I don’t feel the need to be remembered as an object. I’d like my energy to create an act. Since a child flying has fascinated me, not sure why, just does. I have always wanted to fly but have never completely felt at ease enough to think I could manage it without killing myself. I still intend to fly myself in one way or another but just in case I don’t this will ensure it.
Very rarely man creates an object that connects with the human soul, anyone who has witnessed a Spitfire and especially the MK1 in flight will have felt that connection. It looks, sounds, functions and is just ‘right’, it is perfect. The curve of the wings, it’s proportions, it’s functionality, it was also fitted with the Rolls Royce Merlin which without exception, before, after or at anytime in the future is the greatest four stroke engine ever produced.
Mike Michaels
A regular event in my family life is the argument over the control of the TV remote and the programmes that we will collectively watch.

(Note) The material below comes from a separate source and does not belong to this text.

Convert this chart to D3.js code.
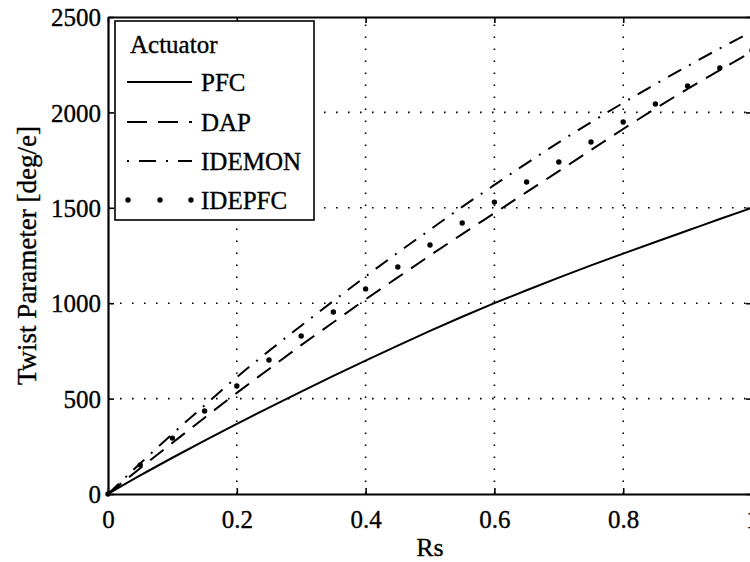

There is a complex process of negotiation that involves give and take, selfishness and selflessness. I would like to be memorialized in an evocation of this process, not least because I want to be remembered in relation to mundane technology (one of my academic specialisms), as a typically contradictory human being, and as a loving partner and father who was intent in bettering his family (my preferred genre was nature documentaries) while being chronically silly.
I would like my Afterlife battery to power a small speaker mechanism (much like the sort you find in a singing birthday card) integrated into a remote control. Whenever the TV is switched on by the remote, a recording of my voice is played to say either: “It’s my turn, so I’m going to decide what we watch” or “I really don’t mind, it’s your turn to choose.” Given how fragile and contentious everyday familial memory is, these two phrases should appear at random. Alternatively, and slightly more subtly, I’d like my Afterlife battery to power a circuit that makes the TV remote select very occasionally, automatically and unpredictably a channel showing a nature documentary. The channel cannot be changed for the duration of the programme, and the television can only be switched off at the mains.